→ **What this task involves**
Locate the line bearing "Recreate this image" in the material below, then reproduce it and each following line up to and including the line bearing "domainColor=GRID, gridColor=GRID, gridWidth=1.3))".

----------

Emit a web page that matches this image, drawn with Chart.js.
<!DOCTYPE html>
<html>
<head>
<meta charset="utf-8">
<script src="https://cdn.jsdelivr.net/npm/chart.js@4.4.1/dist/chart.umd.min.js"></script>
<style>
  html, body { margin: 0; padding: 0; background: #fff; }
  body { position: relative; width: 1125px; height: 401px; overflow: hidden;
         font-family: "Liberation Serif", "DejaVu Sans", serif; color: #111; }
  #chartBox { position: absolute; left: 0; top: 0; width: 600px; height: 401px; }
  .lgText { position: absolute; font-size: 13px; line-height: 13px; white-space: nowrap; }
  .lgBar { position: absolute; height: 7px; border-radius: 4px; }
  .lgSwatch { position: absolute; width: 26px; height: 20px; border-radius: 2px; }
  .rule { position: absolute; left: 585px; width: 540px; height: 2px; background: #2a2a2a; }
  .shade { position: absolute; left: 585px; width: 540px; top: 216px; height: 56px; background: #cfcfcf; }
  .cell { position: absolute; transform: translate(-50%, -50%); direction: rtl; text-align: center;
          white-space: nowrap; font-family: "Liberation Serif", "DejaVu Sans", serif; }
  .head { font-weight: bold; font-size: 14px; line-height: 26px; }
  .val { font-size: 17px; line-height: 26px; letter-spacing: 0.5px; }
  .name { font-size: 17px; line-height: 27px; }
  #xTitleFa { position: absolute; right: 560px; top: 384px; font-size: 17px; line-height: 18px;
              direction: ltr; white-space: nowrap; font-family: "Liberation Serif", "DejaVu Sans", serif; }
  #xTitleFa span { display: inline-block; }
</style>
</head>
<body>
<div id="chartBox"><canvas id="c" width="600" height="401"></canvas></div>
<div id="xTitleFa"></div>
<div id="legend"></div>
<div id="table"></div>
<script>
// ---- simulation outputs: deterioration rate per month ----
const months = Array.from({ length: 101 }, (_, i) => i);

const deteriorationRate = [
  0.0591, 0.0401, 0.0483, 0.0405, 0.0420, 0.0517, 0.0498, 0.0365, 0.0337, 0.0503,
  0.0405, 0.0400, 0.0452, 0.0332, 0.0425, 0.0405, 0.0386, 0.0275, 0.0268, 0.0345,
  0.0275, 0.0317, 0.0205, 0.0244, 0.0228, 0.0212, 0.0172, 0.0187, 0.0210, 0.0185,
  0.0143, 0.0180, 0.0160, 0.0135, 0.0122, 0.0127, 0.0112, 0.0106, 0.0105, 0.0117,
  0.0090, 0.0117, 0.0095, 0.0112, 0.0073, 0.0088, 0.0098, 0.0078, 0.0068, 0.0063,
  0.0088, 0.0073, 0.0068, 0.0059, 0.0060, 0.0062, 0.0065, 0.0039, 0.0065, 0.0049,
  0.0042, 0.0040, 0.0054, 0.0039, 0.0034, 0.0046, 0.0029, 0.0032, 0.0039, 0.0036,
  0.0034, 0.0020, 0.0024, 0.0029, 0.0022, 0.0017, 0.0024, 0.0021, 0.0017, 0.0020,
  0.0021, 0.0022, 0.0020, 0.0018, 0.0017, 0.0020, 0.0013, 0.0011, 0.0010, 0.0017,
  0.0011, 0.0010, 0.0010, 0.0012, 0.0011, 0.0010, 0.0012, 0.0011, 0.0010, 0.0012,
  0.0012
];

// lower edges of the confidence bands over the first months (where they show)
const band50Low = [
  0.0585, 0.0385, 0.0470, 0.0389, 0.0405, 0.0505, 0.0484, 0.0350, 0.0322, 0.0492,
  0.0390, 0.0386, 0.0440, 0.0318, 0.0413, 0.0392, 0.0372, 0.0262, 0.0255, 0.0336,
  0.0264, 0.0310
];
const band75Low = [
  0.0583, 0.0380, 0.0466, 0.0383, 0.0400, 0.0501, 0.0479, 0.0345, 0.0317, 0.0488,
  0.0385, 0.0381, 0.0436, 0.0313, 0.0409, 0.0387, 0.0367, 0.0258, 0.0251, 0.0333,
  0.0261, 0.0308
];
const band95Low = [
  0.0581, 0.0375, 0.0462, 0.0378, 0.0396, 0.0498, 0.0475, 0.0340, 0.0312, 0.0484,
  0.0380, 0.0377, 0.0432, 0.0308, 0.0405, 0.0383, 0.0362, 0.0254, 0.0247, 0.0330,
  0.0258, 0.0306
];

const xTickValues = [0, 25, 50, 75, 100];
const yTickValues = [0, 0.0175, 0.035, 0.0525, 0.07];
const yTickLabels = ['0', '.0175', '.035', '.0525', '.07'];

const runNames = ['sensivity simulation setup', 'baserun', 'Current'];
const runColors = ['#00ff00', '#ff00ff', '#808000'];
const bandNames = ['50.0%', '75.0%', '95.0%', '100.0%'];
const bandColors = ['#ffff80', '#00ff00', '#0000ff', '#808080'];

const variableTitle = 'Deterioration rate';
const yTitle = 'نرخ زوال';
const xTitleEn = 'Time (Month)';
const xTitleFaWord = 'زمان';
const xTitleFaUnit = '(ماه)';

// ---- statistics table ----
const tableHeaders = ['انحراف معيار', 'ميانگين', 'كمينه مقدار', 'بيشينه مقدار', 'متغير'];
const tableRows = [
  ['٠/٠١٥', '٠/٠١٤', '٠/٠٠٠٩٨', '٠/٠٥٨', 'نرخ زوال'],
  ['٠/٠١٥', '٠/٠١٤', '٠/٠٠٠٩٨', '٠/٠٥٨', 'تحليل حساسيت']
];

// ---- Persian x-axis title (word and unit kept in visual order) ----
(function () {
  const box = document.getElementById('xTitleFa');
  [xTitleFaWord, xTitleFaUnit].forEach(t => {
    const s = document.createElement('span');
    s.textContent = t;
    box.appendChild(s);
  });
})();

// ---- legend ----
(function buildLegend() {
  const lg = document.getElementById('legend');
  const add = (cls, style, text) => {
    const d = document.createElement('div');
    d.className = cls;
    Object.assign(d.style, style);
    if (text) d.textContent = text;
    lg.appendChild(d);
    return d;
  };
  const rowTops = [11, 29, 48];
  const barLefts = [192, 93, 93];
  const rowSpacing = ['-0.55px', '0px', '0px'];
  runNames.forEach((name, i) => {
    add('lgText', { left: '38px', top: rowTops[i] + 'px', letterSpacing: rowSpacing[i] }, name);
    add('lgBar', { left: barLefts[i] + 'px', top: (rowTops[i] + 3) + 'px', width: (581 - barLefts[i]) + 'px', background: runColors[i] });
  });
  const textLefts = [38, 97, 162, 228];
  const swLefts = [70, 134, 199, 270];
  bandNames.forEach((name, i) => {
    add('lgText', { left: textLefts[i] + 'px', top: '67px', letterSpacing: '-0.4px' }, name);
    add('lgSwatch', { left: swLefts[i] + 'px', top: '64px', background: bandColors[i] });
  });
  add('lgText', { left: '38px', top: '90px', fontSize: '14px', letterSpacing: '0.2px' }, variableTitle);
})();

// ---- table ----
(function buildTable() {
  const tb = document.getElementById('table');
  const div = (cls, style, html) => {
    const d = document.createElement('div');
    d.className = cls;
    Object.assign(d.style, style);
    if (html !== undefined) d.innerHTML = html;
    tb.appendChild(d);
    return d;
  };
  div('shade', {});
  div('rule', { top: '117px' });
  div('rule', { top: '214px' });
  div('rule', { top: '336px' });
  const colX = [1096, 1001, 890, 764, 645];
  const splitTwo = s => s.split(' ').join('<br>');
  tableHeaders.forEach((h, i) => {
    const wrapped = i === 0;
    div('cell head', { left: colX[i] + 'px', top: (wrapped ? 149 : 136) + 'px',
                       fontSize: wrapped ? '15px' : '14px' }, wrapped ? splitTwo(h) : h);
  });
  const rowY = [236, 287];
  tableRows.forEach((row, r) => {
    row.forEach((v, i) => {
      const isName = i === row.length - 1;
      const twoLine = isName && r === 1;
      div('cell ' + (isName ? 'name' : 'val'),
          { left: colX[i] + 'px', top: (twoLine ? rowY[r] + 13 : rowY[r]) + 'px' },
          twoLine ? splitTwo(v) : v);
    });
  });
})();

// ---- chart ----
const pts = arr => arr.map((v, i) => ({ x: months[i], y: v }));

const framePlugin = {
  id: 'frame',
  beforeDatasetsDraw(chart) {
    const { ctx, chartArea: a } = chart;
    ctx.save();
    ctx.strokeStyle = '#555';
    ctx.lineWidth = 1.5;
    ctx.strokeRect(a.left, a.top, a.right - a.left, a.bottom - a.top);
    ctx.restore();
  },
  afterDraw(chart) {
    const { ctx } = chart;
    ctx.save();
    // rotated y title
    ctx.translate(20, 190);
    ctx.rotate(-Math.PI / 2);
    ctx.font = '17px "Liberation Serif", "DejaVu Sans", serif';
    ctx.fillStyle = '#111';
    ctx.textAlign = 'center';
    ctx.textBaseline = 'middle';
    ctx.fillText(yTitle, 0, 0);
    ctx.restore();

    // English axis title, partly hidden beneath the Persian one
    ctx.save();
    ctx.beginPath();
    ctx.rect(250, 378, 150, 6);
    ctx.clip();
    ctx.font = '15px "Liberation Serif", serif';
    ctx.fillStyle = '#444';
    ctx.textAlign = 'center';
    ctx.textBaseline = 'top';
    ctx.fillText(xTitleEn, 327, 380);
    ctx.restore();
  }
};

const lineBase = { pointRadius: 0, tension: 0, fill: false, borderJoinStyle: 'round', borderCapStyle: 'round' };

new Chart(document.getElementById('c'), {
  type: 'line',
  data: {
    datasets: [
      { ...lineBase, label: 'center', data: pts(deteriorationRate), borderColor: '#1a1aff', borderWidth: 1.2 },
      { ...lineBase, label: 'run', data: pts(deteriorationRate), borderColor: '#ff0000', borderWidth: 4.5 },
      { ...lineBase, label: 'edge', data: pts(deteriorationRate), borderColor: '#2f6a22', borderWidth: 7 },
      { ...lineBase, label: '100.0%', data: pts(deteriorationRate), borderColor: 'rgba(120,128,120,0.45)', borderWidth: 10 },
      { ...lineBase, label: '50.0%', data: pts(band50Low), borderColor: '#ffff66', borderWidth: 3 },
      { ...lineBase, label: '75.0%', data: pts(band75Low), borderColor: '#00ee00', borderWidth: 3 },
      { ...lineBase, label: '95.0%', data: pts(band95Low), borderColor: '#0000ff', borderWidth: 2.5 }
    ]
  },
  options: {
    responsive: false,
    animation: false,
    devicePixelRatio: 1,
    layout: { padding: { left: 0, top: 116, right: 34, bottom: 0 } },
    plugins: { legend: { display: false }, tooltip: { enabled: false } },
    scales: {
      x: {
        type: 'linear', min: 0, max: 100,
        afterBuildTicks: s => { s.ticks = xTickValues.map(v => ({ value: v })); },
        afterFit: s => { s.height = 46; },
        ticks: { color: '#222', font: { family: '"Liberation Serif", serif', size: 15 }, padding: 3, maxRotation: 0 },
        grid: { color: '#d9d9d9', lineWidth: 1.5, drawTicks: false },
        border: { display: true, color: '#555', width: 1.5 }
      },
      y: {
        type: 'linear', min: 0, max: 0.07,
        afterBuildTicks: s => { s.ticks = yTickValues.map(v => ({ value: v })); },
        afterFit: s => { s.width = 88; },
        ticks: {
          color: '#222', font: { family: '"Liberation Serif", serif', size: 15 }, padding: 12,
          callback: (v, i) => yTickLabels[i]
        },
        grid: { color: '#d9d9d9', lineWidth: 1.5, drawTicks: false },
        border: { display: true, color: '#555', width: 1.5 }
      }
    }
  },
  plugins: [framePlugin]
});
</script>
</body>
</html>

----------

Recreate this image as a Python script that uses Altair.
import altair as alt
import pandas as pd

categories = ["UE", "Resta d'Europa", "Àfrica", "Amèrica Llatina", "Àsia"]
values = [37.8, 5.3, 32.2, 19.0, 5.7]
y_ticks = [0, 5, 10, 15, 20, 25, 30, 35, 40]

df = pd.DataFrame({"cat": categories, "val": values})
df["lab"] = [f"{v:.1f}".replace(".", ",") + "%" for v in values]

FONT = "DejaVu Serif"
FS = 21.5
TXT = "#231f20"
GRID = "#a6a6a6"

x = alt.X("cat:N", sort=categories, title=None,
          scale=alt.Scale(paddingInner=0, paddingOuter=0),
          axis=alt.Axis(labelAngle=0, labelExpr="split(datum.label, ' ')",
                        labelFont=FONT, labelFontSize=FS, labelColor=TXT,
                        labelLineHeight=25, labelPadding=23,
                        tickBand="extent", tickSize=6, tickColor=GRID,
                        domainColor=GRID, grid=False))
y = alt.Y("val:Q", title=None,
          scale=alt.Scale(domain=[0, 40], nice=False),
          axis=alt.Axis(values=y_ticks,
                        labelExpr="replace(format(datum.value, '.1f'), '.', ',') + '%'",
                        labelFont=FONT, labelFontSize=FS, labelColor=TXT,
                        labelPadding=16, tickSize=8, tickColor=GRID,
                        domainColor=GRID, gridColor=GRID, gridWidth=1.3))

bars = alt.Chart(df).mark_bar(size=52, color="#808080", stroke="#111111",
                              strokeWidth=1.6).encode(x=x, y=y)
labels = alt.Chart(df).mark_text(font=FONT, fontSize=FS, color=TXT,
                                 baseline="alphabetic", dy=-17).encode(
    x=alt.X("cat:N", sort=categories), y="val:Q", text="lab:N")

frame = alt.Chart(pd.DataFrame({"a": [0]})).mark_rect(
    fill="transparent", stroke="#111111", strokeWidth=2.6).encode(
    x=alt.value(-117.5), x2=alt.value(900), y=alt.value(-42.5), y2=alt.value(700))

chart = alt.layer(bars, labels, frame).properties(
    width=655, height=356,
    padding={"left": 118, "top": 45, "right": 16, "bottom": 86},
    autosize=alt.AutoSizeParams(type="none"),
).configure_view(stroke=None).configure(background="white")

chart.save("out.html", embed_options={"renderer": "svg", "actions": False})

----------

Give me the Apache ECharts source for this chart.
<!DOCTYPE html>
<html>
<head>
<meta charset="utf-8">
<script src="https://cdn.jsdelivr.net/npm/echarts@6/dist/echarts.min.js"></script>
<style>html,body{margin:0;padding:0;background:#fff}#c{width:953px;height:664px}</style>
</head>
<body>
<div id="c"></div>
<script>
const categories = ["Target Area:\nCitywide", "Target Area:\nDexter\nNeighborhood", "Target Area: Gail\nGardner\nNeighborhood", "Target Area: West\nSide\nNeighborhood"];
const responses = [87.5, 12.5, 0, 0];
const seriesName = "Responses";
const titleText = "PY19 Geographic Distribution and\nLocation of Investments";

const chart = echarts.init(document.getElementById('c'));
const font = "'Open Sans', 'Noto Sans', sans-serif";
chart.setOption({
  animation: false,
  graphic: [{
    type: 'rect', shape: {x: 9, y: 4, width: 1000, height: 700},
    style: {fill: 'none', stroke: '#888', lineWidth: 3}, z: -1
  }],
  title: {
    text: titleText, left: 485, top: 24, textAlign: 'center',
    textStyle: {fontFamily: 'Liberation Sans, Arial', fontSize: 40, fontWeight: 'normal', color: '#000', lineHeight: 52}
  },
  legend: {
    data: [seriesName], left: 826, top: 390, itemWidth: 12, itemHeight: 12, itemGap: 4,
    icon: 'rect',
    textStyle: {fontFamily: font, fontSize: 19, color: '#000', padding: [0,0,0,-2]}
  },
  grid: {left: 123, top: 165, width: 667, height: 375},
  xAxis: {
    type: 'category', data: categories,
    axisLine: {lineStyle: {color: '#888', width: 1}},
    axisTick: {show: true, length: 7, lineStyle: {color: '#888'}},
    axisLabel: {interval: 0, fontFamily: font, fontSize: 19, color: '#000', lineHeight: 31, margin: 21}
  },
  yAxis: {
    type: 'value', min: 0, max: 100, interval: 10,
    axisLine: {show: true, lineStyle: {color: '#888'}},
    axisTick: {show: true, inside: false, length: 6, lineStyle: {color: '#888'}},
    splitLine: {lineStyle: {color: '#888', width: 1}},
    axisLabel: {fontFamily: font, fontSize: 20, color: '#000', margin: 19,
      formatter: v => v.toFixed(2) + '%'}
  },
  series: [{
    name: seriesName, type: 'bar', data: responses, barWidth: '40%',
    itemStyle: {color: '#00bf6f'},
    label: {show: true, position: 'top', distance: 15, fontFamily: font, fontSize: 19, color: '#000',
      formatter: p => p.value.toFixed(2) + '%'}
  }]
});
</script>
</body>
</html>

----------

→ **Correct response**
Recreate this image as a Python script that uses Altair.
import altair as alt
import pandas as pd

categories = ["UE", "Resta d'Europa", "Àfrica", "Amèrica Llatina", "Àsia"]
values = [37.8, 5.3, 32.2, 19.0, 5.7]
y_ticks = [0, 5, 10, 15, 20, 25, 30, 35, 40]

df = pd.DataFrame({"cat": categories, "val": values})
df["lab"] = [f"{v:.1f}".replace(".", ",") + "%" for v in values]

FONT = "DejaVu Serif"
FS = 21.5
TXT = "#231f20"
GRID = "#a6a6a6"

x = alt.X("cat:N", sort=categories, title=None,
          scale=alt.Scale(paddingInner=0, paddingOuter=0),
          axis=alt.Axis(labelAngle=0, labelExpr="split(datum.label, ' ')",
                        labelFont=FONT, labelFontSize=FS, labelColor=TXT,
                        labelLineHeight=25, labelPadding=23,
                        tickBand="extent", tickSize=6, tickColor=GRID,
                        domainColor=GRID, grid=False))
y = alt.Y("val:Q", title=None,
          scale=alt.Scale(domain=[0, 40], nice=False),
          axis=alt.Axis(values=y_ticks,
                        labelExpr="replace(format(datum.value, '.1f'), '.', ',') + '%'",
                        labelFont=FONT, labelFontSize=FS, labelColor=TXT,
                        labelPadding=16, tickSize=8, tickColor=GRID,
                        domainColor=GRID, gridColor=GRID, gridWidth=1.3))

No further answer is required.